• PROBLEM TO WORK ON: Copy the lines of the data below exactly, starting at the first and stopping after the line that contains "v_lines = [11, 287, 1053, 1750]"; include no pictures.

• DATA PROVIDED:
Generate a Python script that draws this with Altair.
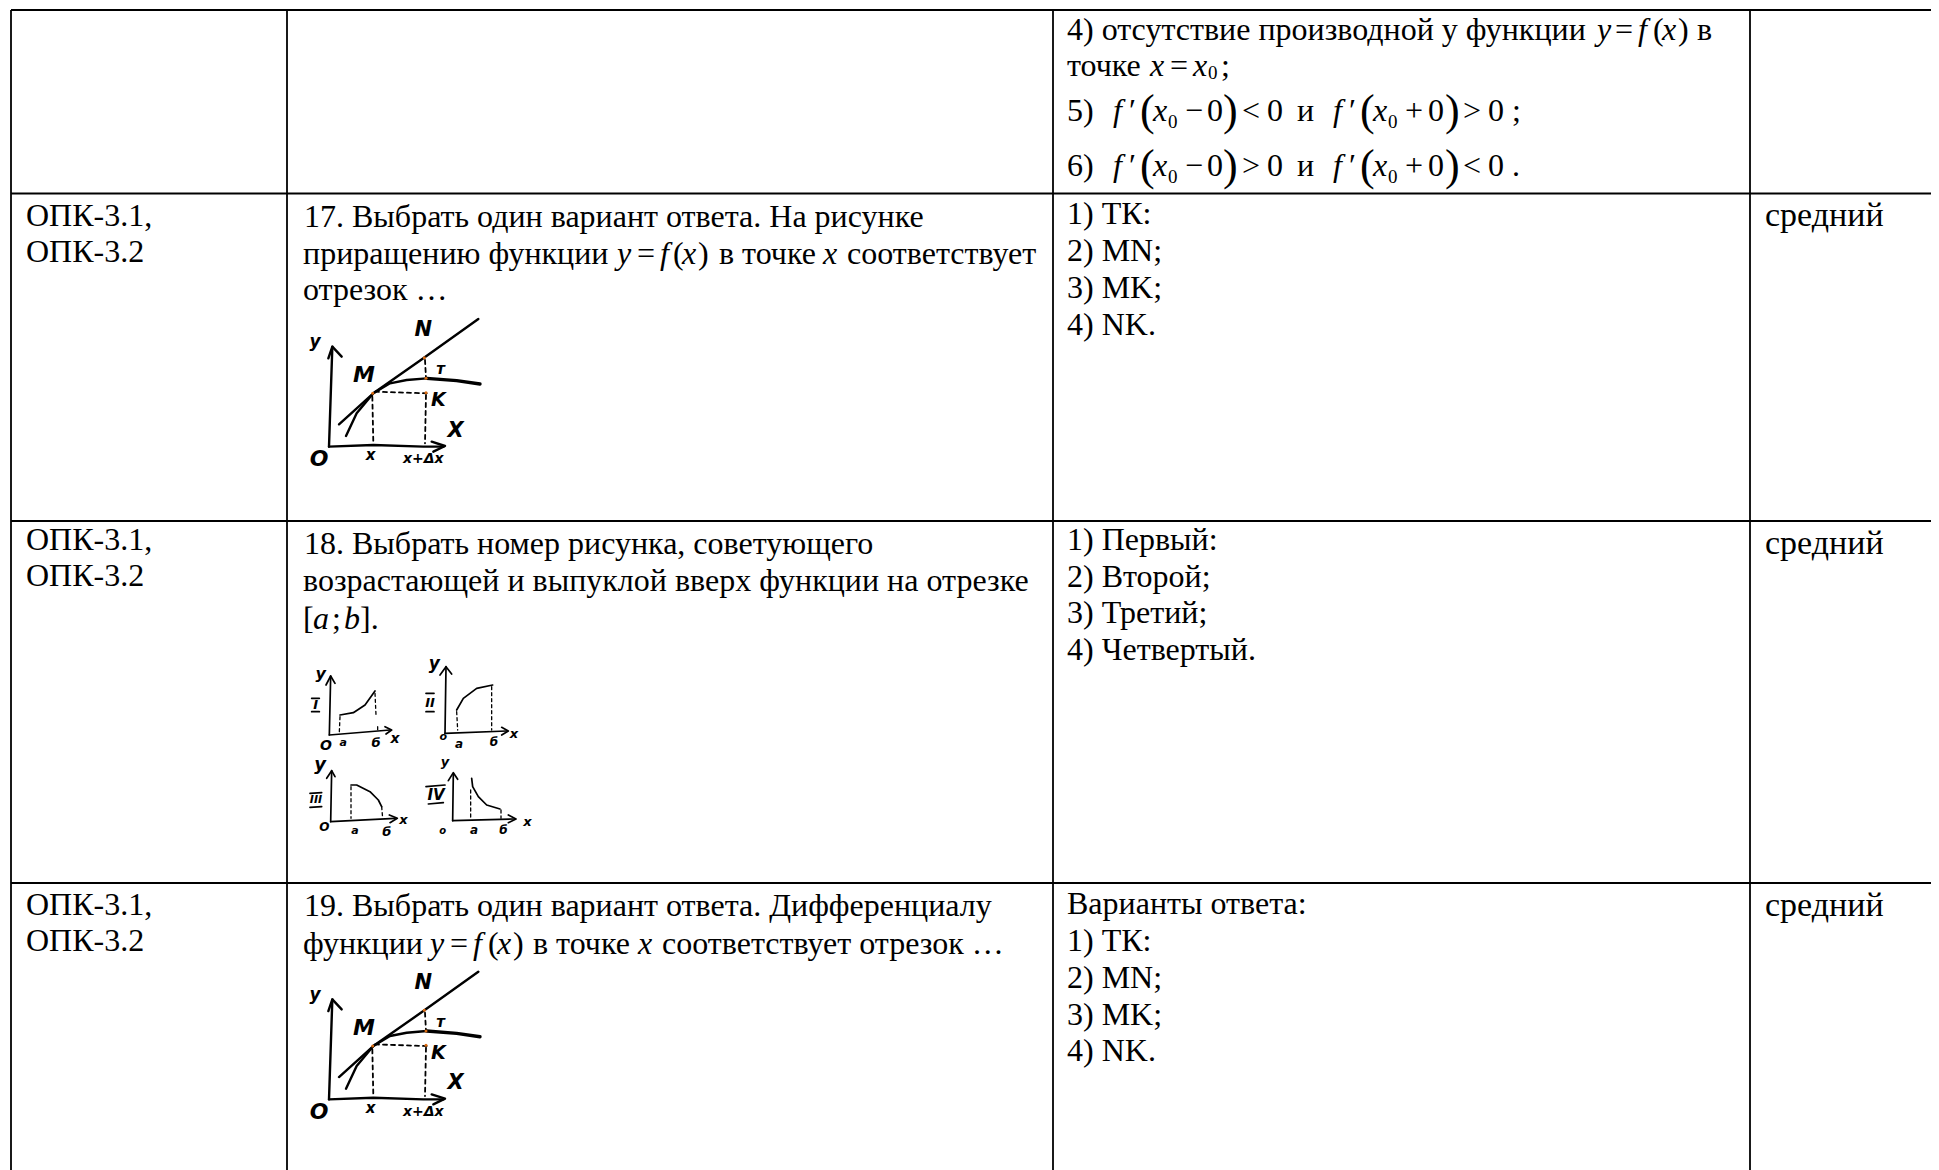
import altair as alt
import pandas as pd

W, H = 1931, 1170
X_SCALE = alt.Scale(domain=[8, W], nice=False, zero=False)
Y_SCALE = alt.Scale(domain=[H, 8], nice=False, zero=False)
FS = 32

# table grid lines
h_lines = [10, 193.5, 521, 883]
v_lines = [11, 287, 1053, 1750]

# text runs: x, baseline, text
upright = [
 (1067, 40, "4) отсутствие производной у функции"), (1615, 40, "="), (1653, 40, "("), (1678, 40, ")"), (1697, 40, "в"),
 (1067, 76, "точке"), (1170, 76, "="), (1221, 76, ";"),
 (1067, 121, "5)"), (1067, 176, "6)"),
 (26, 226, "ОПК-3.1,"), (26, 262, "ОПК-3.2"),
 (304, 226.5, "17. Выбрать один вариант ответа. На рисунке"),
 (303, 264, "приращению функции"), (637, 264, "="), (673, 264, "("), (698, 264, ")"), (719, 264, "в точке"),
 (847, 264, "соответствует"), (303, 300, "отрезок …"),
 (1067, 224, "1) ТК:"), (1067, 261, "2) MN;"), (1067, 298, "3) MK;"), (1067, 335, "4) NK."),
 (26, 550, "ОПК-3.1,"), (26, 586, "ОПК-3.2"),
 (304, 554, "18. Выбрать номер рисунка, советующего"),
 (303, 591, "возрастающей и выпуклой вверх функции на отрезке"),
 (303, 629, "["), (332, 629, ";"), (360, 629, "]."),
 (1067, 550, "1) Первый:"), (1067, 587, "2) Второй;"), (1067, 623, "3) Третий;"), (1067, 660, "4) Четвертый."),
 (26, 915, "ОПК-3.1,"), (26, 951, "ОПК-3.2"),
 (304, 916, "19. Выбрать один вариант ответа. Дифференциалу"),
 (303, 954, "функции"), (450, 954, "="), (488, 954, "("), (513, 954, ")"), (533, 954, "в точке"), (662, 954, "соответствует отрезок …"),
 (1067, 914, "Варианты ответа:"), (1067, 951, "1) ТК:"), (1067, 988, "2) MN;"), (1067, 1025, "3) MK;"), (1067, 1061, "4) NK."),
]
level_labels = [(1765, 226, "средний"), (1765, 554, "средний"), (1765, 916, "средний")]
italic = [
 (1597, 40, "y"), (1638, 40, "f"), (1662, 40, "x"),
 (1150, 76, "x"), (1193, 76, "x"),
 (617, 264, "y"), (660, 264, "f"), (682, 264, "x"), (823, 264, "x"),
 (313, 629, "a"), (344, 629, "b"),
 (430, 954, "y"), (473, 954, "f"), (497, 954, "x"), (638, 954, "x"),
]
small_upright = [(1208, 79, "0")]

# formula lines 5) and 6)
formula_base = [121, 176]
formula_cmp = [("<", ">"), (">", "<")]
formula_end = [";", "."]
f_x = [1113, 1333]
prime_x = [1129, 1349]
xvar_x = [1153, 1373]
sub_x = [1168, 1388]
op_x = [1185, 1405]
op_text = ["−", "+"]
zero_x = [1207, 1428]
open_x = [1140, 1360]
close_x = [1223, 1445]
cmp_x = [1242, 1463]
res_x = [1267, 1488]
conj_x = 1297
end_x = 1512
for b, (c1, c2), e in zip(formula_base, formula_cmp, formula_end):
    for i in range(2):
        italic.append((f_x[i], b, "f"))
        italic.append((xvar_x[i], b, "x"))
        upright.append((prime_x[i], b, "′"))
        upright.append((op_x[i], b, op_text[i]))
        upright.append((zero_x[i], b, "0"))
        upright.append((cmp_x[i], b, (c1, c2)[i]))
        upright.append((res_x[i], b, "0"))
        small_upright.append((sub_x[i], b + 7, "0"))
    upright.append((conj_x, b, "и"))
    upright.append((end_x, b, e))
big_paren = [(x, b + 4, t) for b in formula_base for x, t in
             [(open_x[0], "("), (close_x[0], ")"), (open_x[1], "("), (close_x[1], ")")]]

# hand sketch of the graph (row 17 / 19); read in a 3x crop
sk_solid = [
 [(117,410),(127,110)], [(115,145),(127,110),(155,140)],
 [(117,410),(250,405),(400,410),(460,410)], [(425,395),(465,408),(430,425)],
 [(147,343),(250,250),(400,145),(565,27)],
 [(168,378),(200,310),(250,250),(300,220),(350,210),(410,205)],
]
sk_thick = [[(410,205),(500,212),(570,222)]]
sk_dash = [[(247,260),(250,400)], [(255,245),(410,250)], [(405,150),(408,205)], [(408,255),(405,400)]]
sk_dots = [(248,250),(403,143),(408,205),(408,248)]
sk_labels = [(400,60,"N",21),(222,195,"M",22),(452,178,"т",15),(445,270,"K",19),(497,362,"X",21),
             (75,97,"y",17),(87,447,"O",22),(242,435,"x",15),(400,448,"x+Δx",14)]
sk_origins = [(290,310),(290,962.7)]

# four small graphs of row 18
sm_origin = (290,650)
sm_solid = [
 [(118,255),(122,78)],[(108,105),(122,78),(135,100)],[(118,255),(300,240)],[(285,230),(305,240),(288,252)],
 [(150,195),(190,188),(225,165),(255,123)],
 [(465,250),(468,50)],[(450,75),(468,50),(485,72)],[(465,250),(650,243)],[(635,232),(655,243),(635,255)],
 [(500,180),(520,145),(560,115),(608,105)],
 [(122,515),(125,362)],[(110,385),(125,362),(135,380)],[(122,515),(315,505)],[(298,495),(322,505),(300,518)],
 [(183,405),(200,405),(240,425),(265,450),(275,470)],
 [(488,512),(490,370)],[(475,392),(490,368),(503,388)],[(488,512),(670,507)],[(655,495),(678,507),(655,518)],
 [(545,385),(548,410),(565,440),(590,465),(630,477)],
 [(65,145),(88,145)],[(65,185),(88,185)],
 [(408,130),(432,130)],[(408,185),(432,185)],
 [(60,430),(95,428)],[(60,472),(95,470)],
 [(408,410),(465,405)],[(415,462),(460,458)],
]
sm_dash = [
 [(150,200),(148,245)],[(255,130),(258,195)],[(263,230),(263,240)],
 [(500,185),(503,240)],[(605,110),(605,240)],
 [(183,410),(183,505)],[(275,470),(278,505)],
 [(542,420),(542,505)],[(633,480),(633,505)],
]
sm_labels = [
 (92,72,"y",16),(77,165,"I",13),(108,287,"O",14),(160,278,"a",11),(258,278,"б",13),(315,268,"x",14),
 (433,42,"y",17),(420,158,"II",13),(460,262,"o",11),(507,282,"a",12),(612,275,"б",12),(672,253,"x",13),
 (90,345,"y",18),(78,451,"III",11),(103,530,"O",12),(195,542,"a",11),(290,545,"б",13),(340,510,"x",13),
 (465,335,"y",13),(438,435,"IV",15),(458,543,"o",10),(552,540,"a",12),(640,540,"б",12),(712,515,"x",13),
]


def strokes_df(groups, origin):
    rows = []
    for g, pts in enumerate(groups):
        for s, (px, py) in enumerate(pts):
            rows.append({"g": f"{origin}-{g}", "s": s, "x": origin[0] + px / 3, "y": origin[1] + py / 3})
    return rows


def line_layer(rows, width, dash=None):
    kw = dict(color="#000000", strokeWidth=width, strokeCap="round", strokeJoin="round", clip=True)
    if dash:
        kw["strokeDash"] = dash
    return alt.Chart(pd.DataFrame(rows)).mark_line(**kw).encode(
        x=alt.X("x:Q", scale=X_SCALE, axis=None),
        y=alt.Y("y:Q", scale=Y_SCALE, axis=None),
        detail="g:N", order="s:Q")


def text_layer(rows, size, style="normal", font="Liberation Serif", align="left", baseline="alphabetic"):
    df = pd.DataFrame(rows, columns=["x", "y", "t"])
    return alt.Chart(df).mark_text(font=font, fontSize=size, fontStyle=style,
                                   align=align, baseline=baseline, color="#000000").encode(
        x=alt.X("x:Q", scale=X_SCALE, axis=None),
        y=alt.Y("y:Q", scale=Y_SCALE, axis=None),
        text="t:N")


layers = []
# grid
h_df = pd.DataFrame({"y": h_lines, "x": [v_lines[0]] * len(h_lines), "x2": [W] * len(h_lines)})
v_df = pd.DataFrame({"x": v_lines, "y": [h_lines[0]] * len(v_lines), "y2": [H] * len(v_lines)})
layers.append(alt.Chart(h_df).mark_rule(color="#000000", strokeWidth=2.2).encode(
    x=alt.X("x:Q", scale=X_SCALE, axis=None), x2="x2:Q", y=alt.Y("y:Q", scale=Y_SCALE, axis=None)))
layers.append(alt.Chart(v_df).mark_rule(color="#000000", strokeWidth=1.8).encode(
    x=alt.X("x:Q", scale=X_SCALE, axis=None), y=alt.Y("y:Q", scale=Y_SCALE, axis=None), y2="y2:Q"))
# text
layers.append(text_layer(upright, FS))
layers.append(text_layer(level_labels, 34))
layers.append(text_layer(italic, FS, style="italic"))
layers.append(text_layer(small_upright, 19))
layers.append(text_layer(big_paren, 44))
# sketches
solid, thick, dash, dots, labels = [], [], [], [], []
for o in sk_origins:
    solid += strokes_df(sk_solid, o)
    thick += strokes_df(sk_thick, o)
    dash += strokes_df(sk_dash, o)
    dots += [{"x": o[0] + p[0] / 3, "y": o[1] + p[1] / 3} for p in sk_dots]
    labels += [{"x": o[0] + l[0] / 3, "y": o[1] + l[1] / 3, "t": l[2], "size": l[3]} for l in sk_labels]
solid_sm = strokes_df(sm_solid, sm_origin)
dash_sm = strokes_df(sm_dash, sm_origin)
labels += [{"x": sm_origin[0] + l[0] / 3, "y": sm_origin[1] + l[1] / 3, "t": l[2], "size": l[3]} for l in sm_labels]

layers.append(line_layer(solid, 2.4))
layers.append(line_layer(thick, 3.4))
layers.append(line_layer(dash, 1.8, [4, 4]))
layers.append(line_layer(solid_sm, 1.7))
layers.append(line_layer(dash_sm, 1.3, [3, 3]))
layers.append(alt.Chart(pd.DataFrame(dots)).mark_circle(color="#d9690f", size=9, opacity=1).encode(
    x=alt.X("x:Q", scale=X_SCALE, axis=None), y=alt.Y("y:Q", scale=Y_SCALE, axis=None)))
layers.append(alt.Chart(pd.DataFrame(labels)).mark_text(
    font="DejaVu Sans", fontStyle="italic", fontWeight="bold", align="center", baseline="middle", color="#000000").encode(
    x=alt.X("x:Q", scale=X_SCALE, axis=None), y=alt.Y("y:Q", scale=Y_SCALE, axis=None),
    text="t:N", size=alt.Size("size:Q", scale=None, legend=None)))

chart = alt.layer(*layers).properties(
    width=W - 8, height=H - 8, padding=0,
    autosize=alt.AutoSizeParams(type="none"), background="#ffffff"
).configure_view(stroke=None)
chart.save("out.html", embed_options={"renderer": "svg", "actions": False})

• ANSWER TO THE TASK:
Generate a Python script that draws this with Altair.
import altair as alt
import pandas as pd

W, H = 1931, 1170
X_SCALE = alt.Scale(domain=[8, W], nice=False, zero=False)
Y_SCALE = alt.Scale(domain=[H, 8], nice=False, zero=False)
FS = 32

# table grid lines
h_lines = [10, 193.5, 521, 883]
v_lines = [11, 287, 1053, 1750]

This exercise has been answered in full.